▶ _DATASET CONTENT_:
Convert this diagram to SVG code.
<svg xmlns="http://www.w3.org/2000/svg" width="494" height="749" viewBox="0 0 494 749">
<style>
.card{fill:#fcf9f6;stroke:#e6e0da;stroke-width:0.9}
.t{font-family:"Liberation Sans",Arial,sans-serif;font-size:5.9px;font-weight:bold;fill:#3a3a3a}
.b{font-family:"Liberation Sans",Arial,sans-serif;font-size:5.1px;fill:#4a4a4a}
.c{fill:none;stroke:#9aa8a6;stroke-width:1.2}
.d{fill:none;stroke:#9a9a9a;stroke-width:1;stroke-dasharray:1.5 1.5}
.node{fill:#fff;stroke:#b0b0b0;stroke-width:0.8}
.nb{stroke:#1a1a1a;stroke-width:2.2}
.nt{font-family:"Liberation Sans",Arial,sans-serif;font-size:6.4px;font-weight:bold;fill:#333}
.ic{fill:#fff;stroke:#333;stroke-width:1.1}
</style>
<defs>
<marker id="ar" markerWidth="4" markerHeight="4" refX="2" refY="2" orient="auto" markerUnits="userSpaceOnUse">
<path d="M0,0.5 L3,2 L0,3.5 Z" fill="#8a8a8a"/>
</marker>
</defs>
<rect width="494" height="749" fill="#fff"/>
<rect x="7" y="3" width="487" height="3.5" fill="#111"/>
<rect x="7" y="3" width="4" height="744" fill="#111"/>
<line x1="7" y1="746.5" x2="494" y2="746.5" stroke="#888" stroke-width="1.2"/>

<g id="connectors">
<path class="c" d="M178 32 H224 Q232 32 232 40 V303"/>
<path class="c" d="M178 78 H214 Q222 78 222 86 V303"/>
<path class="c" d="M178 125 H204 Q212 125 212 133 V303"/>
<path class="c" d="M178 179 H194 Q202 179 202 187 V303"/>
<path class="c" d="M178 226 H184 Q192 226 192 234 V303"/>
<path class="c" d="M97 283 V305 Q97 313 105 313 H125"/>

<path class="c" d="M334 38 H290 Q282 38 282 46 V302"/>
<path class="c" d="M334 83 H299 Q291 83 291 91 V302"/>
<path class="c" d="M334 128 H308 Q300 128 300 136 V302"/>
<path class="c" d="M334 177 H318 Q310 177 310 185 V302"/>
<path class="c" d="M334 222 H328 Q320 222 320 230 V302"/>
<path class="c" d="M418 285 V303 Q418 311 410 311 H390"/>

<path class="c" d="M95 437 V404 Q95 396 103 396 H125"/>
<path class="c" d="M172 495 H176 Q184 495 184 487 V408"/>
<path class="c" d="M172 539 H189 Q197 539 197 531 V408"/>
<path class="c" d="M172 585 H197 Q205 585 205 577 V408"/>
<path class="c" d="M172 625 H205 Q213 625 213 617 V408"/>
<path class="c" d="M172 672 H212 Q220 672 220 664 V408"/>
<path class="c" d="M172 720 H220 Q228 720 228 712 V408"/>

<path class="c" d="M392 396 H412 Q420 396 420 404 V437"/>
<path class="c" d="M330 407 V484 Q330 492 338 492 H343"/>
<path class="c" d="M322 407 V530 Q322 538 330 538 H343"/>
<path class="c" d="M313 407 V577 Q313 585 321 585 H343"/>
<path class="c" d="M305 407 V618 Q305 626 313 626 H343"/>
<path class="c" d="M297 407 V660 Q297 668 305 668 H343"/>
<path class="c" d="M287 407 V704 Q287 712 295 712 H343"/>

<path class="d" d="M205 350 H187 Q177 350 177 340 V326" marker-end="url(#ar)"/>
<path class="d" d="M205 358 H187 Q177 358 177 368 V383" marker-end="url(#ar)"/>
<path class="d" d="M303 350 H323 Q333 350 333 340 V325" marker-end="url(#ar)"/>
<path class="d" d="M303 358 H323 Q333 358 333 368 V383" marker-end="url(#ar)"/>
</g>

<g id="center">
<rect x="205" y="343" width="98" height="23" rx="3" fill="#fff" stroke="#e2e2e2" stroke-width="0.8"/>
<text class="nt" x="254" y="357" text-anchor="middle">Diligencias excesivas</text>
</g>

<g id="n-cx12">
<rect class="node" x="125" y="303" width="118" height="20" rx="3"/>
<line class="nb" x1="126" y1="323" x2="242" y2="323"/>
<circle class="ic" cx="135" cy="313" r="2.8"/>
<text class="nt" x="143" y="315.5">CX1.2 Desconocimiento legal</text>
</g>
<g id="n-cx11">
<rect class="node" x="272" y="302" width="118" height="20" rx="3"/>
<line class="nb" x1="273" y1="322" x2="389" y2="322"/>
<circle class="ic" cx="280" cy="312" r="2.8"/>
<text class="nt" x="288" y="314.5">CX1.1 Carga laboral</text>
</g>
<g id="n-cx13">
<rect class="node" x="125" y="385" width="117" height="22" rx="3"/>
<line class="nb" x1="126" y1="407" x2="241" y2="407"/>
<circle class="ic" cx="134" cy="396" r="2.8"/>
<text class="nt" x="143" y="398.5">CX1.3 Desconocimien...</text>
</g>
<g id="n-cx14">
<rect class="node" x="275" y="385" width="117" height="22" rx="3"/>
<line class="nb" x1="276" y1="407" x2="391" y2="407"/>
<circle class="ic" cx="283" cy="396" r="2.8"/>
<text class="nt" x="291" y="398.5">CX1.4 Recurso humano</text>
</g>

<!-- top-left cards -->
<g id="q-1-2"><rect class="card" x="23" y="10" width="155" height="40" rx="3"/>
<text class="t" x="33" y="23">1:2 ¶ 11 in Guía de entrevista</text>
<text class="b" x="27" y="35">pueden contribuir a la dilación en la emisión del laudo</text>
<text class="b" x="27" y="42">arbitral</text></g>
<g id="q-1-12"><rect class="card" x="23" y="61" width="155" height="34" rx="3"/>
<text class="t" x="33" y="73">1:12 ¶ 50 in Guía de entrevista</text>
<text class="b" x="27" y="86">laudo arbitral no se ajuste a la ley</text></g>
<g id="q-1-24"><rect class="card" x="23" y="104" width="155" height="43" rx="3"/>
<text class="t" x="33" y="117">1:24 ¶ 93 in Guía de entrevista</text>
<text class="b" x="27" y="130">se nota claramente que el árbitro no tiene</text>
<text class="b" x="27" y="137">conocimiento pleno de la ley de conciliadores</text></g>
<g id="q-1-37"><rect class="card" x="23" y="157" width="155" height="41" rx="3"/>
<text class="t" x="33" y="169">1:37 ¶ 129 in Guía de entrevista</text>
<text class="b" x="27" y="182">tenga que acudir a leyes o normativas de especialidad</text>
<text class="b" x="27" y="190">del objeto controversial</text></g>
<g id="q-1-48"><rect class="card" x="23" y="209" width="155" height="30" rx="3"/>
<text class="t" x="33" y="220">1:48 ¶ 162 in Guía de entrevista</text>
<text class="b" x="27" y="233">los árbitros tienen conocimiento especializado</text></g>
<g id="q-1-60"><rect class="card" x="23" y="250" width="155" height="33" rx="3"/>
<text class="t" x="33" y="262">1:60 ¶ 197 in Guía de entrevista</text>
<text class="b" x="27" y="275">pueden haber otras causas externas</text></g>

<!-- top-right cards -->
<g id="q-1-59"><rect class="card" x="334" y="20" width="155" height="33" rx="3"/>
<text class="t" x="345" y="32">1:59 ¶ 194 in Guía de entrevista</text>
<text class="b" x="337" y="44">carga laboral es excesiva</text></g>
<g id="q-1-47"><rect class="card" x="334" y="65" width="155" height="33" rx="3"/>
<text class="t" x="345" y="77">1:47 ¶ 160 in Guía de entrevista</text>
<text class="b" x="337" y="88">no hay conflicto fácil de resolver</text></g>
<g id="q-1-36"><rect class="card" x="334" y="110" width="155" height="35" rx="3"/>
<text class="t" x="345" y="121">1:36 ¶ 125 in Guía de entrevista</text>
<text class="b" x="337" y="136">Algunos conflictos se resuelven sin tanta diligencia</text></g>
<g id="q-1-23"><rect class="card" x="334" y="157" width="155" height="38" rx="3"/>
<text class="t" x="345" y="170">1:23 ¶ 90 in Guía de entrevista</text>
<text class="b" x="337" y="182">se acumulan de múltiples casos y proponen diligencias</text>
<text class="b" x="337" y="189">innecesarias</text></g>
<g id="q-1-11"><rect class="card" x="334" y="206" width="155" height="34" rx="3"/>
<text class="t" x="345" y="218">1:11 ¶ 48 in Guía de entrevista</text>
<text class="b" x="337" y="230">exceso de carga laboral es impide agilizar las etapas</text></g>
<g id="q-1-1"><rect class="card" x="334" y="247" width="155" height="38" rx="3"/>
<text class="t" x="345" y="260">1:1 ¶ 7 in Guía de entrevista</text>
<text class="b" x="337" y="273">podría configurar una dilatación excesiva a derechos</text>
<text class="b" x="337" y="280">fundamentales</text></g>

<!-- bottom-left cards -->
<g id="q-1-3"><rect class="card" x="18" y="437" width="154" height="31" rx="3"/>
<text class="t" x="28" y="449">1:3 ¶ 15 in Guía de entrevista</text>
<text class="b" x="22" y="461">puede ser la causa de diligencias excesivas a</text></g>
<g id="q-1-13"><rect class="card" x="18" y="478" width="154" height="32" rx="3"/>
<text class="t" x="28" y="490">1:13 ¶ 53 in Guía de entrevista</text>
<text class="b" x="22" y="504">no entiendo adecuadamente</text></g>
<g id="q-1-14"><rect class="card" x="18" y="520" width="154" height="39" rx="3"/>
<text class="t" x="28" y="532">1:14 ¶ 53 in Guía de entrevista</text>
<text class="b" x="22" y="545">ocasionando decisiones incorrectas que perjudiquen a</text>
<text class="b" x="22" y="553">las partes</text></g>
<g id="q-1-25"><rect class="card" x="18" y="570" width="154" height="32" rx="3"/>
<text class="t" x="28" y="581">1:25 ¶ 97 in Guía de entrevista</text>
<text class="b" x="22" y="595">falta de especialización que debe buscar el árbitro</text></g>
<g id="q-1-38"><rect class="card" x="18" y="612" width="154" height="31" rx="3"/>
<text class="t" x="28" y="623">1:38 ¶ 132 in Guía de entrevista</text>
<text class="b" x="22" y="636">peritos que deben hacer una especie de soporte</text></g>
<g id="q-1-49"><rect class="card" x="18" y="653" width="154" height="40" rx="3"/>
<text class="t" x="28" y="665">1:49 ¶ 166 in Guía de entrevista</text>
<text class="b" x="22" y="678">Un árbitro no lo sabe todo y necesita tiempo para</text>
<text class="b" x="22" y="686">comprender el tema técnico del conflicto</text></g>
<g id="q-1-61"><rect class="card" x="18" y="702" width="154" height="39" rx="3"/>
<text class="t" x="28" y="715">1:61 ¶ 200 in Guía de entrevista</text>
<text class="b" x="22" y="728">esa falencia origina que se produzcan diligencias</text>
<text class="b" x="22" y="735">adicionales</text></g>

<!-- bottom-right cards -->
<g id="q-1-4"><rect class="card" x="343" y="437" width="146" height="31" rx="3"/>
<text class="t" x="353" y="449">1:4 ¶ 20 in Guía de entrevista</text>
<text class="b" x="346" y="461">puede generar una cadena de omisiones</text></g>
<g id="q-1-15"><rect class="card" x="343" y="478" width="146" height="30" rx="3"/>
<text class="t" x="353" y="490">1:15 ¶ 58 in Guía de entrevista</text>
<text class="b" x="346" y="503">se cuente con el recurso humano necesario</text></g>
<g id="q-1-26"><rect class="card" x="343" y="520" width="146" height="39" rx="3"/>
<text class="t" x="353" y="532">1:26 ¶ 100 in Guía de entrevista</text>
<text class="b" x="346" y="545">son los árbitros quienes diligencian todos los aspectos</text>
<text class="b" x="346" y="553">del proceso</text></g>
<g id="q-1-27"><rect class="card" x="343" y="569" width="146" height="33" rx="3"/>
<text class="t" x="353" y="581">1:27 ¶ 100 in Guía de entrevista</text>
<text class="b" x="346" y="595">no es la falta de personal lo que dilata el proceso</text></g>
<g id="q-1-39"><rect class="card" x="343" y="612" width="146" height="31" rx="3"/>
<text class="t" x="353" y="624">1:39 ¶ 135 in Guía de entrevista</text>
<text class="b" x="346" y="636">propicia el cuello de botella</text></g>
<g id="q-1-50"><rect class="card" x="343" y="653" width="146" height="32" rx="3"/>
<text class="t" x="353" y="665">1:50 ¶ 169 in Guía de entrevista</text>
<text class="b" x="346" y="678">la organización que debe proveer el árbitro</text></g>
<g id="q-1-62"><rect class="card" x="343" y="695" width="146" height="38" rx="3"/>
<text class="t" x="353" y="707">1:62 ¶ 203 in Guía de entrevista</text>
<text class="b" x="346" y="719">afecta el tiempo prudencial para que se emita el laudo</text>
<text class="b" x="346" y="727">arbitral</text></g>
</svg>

▶ _TASK INSTRUCTIONS_:
Write out the listing's lines exactly, from its first line through the line that contains "283 V305 Q97", and stop there.

▶ _TASK RESULT_:
Convert this diagram to SVG code.
<svg xmlns="http://www.w3.org/2000/svg" width="494" height="749" viewBox="0 0 494 749">
<style>
.card{fill:#fcf9f6;stroke:#e6e0da;stroke-width:0.9}
.t{font-family:"Liberation Sans",Arial,sans-serif;font-size:5.9px;font-weight:bold;fill:#3a3a3a}
.b{font-family:"Liberation Sans",Arial,sans-serif;font-size:5.1px;fill:#4a4a4a}
.c{fill:none;stroke:#9aa8a6;stroke-width:1.2}
.d{fill:none;stroke:#9a9a9a;stroke-width:1;stroke-dasharray:1.5 1.5}
.node{fill:#fff;stroke:#b0b0b0;stroke-width:0.8}
.nb{stroke:#1a1a1a;stroke-width:2.2}
.nt{font-family:"Liberation Sans",Arial,sans-serif;font-size:6.4px;font-weight:bold;fill:#333}
.ic{fill:#fff;stroke:#333;stroke-width:1.1}
</style>
<defs>
<marker id="ar" markerWidth="4" markerHeight="4" refX="2" refY="2" orient="auto" markerUnits="userSpaceOnUse">
<path d="M0,0.5 L3,2 L0,3.5 Z" fill="#8a8a8a"/>
</marker>
</defs>
<rect width="494" height="749" fill="#fff"/>
<rect x="7" y="3" width="487" height="3.5" fill="#111"/>
<rect x="7" y="3" width="4" height="744" fill="#111"/>
<line x1="7" y1="746.5" x2="494" y2="746.5" stroke="#888" stroke-width="1.2"/>

<g id="connectors">
<path class="c" d="M178 32 H224 Q232 32 232 40 V303"/>
<path class="c" d="M178 78 H214 Q222 78 222 86 V303"/>
<path class="c" d="M178 125 H204 Q212 125 212 133 V303"/>
<path class="c" d="M178 179 H194 Q202 179 202 187 V303"/>
<path class="c" d="M178 226 H184 Q192 226 192 234 V303"/>
<path class="c" d="M97 283 V305 Q97 313 105 313 H125"/>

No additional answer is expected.